## Exercise instructions
Leave out the pictures, then output the lines of the records below from the first through the one containing "Chart.register(...registerables);".

═════ Supplied records ═════

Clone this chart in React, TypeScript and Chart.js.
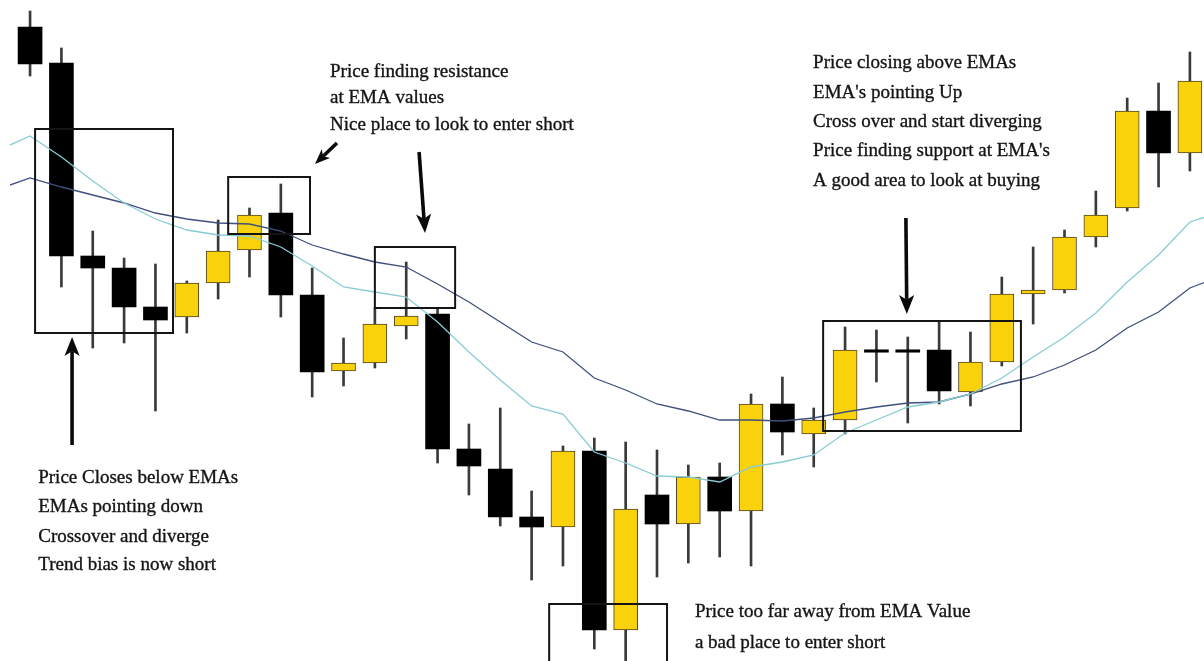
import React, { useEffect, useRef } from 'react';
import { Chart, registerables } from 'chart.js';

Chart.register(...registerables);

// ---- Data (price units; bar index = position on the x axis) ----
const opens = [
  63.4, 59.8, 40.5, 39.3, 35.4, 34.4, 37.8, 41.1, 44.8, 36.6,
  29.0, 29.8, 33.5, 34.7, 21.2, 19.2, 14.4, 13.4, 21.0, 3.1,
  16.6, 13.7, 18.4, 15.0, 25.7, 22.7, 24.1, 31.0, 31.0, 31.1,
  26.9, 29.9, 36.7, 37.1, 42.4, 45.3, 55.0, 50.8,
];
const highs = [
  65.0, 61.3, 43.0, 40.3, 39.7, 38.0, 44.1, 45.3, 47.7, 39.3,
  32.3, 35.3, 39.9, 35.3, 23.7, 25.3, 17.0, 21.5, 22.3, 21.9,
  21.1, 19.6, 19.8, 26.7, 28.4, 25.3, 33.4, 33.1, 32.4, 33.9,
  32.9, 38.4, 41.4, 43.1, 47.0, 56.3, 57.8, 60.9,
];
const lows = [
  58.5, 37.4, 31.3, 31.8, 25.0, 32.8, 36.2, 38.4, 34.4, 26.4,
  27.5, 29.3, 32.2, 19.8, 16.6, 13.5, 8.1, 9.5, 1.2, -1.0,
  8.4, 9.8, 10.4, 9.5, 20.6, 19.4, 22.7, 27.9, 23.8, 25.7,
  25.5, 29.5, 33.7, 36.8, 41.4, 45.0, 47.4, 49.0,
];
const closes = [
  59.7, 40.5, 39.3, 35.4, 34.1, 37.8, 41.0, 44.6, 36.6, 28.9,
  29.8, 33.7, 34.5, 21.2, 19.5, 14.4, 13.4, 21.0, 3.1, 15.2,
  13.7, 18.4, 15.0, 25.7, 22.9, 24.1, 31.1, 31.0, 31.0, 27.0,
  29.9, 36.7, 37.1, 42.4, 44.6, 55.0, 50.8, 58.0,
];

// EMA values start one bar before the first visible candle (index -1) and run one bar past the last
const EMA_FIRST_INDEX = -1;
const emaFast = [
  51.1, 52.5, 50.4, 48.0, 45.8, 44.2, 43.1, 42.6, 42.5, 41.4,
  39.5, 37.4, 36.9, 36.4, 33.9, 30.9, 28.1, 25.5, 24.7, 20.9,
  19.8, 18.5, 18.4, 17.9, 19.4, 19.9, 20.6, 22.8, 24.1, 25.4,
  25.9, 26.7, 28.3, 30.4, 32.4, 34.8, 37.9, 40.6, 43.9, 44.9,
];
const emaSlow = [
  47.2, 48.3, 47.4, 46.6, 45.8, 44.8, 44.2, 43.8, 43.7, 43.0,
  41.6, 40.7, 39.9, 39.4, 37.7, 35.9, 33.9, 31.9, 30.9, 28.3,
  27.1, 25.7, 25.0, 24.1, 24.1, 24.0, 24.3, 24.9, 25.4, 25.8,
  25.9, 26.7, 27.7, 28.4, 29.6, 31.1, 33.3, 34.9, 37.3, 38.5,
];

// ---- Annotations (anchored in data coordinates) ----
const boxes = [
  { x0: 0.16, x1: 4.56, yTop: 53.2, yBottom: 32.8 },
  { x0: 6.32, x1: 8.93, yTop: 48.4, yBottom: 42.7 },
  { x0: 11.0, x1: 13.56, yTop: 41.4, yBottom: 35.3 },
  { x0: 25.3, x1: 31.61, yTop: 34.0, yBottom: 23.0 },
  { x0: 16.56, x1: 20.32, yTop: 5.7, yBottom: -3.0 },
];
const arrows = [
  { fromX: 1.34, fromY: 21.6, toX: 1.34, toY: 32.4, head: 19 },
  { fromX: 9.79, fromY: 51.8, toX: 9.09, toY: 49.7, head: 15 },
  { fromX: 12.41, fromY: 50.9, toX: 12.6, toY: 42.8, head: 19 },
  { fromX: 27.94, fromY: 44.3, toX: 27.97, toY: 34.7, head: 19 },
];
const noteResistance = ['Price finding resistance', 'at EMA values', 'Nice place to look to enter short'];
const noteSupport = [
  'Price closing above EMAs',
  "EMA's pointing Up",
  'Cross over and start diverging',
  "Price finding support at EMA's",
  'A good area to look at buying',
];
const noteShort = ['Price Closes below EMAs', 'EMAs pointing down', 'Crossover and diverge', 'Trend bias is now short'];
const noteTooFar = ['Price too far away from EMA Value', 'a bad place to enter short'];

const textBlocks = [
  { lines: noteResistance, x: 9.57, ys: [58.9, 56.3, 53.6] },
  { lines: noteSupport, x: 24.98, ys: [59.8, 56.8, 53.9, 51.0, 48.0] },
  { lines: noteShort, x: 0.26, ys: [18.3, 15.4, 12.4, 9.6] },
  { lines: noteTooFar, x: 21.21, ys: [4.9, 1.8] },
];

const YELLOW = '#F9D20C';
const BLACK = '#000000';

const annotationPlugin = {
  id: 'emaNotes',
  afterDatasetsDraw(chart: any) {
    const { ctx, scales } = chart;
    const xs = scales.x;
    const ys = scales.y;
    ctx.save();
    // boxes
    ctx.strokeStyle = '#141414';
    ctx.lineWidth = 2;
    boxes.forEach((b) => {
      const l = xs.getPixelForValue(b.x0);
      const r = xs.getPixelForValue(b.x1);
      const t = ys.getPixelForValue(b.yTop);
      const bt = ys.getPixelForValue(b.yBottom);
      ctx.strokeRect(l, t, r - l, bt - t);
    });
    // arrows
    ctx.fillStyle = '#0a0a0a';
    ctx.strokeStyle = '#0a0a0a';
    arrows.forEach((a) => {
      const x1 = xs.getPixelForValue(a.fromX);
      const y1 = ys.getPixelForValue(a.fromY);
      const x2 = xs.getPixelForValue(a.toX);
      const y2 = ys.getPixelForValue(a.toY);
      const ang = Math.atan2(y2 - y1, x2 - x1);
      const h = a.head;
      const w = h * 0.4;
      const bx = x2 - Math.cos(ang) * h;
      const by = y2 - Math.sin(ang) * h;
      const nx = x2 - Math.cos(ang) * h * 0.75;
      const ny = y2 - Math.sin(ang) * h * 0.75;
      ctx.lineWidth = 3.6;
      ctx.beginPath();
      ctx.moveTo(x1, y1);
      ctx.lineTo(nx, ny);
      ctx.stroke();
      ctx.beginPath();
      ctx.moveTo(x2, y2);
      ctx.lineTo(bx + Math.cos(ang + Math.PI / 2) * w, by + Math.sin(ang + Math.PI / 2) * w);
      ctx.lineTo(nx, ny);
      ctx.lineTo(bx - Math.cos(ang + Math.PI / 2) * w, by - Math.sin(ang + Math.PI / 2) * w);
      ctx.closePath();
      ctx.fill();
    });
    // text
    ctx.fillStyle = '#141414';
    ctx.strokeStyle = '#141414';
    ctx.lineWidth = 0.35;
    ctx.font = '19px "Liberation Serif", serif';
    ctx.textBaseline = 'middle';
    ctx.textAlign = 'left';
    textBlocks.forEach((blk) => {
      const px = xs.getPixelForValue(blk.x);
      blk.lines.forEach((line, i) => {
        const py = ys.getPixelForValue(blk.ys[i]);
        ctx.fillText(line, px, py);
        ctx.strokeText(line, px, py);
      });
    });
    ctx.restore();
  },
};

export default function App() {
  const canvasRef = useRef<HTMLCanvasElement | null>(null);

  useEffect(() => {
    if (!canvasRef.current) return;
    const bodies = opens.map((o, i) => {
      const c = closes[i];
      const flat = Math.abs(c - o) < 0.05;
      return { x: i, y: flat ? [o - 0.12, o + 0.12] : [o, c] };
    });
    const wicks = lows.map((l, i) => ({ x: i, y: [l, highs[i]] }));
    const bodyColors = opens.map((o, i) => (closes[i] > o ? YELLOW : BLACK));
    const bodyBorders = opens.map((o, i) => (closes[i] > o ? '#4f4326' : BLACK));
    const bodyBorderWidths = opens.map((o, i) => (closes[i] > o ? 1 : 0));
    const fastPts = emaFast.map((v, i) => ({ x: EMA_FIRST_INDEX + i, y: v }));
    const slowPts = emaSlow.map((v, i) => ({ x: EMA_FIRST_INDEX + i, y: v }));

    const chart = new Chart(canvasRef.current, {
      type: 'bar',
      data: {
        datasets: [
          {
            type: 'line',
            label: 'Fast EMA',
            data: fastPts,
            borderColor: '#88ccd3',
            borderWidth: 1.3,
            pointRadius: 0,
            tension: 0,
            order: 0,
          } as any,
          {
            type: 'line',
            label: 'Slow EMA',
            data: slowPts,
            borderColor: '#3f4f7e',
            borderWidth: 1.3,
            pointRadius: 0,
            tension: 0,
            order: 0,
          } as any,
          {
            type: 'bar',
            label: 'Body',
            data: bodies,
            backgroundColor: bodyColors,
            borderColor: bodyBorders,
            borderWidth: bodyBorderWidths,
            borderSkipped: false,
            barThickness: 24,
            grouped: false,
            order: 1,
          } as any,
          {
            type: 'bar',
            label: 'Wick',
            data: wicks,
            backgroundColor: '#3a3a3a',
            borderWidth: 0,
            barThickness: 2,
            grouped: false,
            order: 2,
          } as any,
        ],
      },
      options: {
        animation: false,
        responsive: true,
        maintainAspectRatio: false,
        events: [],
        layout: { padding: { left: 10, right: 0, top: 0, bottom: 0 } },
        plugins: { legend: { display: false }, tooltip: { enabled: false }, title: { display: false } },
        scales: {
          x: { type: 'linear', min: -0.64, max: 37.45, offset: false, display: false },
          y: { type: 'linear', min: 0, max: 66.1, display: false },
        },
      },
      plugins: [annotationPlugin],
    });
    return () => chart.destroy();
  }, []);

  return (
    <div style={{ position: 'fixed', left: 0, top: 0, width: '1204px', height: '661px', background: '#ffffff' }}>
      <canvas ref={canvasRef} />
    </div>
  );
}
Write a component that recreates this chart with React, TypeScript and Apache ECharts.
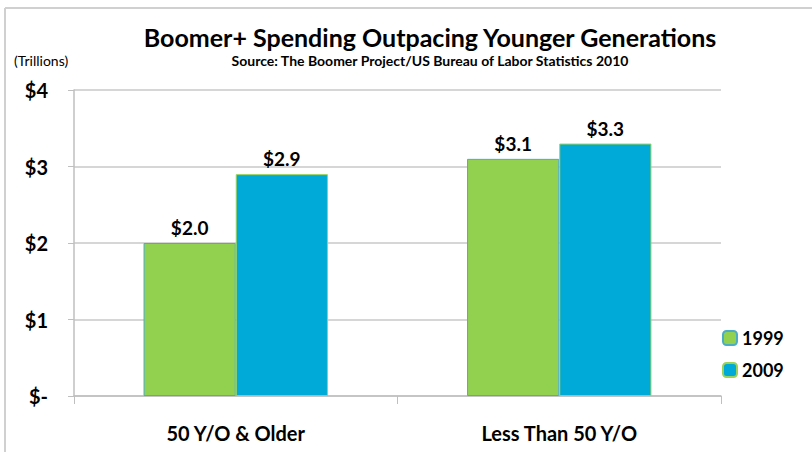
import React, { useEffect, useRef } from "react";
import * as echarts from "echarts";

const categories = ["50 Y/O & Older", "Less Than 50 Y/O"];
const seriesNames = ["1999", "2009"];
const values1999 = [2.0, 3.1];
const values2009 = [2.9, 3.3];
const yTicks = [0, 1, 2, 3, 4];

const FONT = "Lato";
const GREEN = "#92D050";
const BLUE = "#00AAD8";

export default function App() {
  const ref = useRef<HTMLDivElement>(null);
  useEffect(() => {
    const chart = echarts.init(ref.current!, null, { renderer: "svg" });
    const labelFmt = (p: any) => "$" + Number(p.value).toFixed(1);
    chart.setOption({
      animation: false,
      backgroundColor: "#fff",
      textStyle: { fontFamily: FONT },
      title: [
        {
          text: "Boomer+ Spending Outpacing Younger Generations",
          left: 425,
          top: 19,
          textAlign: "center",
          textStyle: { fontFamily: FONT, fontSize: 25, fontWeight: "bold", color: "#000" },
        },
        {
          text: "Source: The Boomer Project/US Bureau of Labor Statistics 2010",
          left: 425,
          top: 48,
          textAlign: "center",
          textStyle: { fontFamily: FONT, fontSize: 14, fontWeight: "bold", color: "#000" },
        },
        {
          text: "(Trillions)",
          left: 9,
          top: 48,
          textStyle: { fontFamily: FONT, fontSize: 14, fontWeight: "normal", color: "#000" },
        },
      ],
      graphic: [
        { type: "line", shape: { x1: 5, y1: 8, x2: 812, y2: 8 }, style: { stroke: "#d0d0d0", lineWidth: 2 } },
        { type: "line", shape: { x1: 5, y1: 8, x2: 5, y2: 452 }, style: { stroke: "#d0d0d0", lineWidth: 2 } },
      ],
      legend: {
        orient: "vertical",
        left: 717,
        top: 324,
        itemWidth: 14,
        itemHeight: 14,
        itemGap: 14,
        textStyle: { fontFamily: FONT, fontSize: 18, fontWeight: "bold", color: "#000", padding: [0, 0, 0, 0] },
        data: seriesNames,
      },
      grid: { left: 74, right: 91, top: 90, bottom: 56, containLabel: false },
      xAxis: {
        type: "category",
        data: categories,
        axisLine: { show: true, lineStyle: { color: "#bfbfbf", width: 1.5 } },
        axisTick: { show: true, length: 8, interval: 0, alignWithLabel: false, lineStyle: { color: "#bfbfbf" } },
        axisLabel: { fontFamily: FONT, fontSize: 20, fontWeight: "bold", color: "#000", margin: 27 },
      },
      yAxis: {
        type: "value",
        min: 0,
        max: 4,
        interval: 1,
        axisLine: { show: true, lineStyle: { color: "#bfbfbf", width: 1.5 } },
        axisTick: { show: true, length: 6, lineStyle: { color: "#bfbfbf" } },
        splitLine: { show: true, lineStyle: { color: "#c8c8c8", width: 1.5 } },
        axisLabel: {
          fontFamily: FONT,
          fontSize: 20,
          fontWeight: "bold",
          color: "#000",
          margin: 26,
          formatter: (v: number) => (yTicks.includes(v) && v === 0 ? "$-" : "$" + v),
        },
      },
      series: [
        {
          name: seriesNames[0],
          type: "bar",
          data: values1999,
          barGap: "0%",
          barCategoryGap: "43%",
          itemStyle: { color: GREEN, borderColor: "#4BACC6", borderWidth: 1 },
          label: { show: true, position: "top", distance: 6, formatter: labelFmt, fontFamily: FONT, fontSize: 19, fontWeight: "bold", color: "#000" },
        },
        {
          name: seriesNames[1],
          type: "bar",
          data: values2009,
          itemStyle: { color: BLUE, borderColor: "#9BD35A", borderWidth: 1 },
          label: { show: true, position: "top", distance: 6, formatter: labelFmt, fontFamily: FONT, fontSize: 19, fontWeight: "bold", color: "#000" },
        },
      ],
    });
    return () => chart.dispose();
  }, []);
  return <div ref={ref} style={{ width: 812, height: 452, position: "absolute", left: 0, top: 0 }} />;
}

═════

## Correct result
Clone this chart in React, TypeScript and Chart.js.
import React, { useEffect, useRef } from 'react';
import { Chart, registerables } from 'chart.js';

Chart.register(...registerables);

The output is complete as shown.